Data listing
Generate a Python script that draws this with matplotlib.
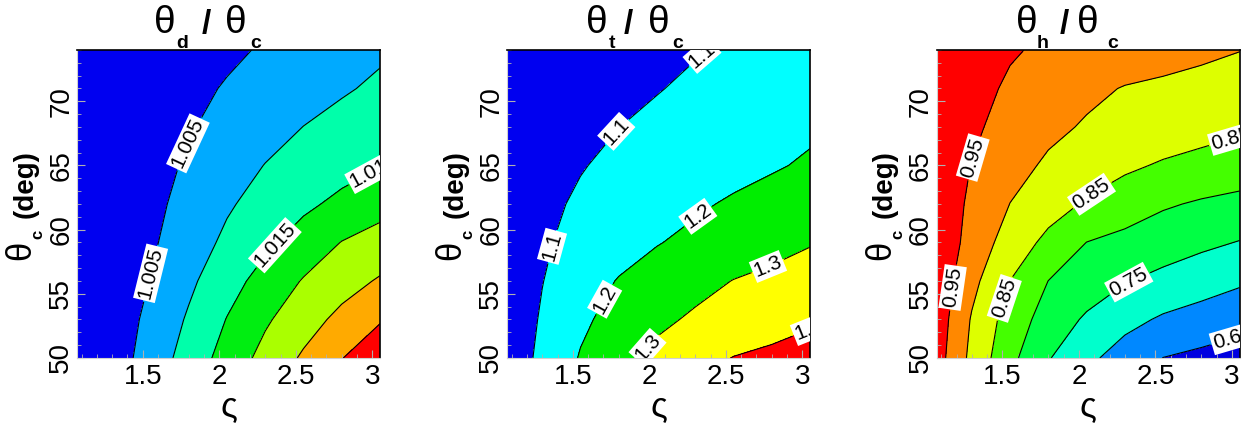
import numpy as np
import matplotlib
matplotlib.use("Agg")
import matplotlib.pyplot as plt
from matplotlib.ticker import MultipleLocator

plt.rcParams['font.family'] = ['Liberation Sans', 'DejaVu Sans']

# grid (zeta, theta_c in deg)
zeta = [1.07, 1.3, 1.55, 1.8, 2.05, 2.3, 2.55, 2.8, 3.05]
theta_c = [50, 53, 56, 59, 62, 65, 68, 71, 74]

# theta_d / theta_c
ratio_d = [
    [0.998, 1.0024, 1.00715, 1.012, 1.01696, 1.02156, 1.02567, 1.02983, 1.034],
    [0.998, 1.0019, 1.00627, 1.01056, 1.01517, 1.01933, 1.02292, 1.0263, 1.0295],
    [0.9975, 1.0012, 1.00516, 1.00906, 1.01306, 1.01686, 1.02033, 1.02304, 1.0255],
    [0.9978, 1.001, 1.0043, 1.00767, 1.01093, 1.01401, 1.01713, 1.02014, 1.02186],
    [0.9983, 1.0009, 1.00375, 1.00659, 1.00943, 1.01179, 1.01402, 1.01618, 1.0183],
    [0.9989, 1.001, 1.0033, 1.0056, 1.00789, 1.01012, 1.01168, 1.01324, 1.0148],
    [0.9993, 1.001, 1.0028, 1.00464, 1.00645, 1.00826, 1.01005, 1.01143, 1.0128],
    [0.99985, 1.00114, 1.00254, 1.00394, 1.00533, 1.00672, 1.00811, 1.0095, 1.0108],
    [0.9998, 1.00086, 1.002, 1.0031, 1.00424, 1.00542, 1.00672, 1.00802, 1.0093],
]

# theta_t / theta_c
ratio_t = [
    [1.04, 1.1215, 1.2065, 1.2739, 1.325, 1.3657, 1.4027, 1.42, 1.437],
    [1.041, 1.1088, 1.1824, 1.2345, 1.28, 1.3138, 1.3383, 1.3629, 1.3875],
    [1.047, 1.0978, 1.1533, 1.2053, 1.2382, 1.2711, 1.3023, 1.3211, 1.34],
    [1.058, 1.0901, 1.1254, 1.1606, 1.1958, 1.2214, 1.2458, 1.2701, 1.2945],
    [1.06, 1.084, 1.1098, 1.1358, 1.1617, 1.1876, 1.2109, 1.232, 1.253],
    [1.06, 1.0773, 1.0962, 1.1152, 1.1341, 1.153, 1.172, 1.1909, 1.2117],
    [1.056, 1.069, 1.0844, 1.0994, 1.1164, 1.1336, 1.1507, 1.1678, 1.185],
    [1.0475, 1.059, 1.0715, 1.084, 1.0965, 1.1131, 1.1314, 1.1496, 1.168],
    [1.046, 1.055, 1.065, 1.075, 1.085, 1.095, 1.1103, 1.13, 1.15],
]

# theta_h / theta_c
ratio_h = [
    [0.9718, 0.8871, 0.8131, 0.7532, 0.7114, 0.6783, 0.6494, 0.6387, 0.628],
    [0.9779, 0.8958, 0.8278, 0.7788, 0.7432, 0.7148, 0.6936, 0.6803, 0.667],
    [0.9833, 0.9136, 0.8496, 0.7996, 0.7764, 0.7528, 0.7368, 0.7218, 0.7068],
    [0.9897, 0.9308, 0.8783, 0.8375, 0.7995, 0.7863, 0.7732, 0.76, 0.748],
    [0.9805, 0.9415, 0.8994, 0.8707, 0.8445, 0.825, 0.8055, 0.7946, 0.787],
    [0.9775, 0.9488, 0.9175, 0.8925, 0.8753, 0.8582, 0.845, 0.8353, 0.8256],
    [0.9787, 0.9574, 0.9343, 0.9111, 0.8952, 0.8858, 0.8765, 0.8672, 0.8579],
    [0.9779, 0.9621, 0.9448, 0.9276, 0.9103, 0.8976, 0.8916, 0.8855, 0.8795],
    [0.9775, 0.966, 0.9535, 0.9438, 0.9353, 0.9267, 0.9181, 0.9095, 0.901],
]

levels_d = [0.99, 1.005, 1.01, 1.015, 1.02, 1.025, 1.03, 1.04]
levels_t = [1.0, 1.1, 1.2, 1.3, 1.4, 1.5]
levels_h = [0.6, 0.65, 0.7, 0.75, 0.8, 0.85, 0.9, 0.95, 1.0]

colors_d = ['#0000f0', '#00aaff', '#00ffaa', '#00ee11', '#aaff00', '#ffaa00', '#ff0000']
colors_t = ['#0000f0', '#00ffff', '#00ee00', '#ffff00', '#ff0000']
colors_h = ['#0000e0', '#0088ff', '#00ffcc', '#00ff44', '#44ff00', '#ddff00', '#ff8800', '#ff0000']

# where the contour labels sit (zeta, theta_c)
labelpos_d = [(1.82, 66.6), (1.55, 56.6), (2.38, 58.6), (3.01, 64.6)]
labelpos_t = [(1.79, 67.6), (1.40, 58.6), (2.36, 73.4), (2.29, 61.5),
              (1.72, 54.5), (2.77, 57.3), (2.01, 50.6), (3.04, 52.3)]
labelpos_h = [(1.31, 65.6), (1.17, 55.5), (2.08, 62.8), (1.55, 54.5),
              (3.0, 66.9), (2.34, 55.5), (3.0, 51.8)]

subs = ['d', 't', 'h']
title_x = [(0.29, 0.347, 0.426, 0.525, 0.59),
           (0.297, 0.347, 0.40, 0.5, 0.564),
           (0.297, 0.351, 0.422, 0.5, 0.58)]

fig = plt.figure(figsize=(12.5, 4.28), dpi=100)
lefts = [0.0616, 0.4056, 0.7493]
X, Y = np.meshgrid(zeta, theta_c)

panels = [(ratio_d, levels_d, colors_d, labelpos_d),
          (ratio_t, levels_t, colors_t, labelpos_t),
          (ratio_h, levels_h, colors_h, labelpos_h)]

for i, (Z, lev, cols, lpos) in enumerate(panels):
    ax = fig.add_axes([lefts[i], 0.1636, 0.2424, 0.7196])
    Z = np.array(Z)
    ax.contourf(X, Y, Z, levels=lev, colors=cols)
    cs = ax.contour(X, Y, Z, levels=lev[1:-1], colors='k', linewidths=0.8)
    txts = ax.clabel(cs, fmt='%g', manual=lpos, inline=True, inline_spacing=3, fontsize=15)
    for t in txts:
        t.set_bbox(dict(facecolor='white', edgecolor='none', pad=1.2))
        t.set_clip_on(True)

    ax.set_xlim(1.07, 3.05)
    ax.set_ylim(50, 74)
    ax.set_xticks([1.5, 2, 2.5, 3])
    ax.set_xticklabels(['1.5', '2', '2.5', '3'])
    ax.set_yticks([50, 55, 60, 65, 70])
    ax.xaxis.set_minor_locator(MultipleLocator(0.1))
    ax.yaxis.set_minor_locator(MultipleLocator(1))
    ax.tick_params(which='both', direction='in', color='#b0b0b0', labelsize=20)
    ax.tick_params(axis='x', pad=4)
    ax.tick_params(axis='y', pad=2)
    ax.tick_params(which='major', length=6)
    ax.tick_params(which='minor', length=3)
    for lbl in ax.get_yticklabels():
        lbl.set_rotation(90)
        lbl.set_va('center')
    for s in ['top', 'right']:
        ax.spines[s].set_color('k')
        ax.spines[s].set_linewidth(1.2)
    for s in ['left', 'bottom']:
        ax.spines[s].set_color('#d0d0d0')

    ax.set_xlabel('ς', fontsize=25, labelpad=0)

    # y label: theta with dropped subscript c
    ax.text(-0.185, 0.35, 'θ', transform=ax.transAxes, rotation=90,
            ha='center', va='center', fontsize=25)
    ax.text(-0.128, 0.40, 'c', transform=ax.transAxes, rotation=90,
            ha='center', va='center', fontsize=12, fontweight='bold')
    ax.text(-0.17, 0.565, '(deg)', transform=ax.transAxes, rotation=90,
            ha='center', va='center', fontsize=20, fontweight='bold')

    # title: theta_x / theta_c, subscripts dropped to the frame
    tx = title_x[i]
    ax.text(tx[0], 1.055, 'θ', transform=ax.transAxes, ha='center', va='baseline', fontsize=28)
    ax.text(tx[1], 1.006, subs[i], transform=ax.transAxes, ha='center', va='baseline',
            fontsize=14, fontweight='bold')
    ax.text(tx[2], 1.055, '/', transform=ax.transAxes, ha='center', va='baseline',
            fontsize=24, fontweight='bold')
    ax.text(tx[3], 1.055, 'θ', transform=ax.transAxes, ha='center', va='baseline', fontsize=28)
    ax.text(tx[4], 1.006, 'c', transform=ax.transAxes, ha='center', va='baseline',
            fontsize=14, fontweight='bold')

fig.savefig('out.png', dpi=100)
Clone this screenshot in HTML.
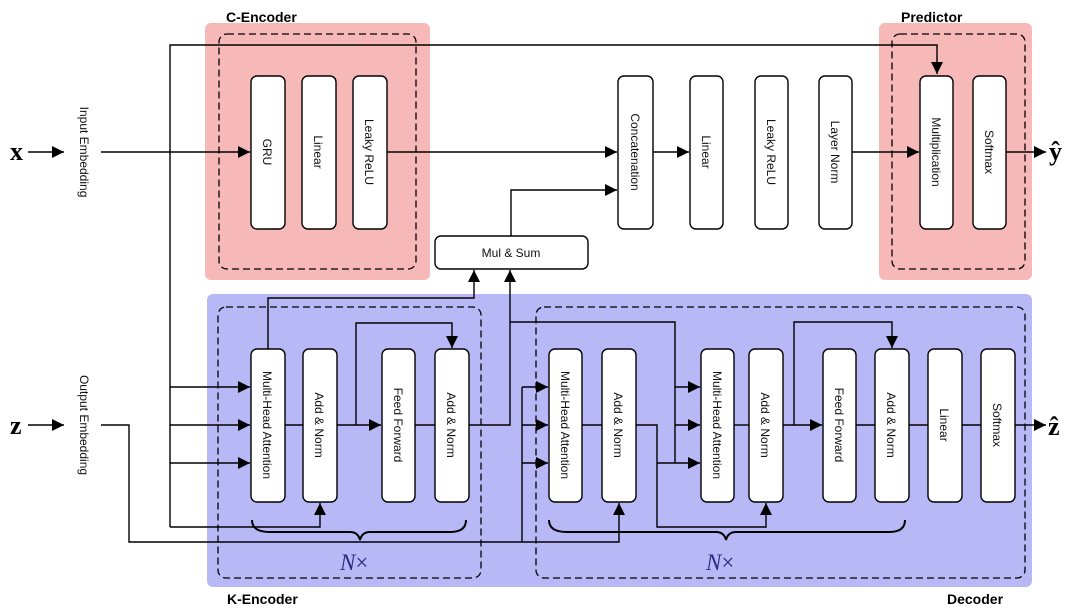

Instructions for the task
Establish how many lines of the material above hold the word "this". Nothing but the count should be returned.

Expected answer
2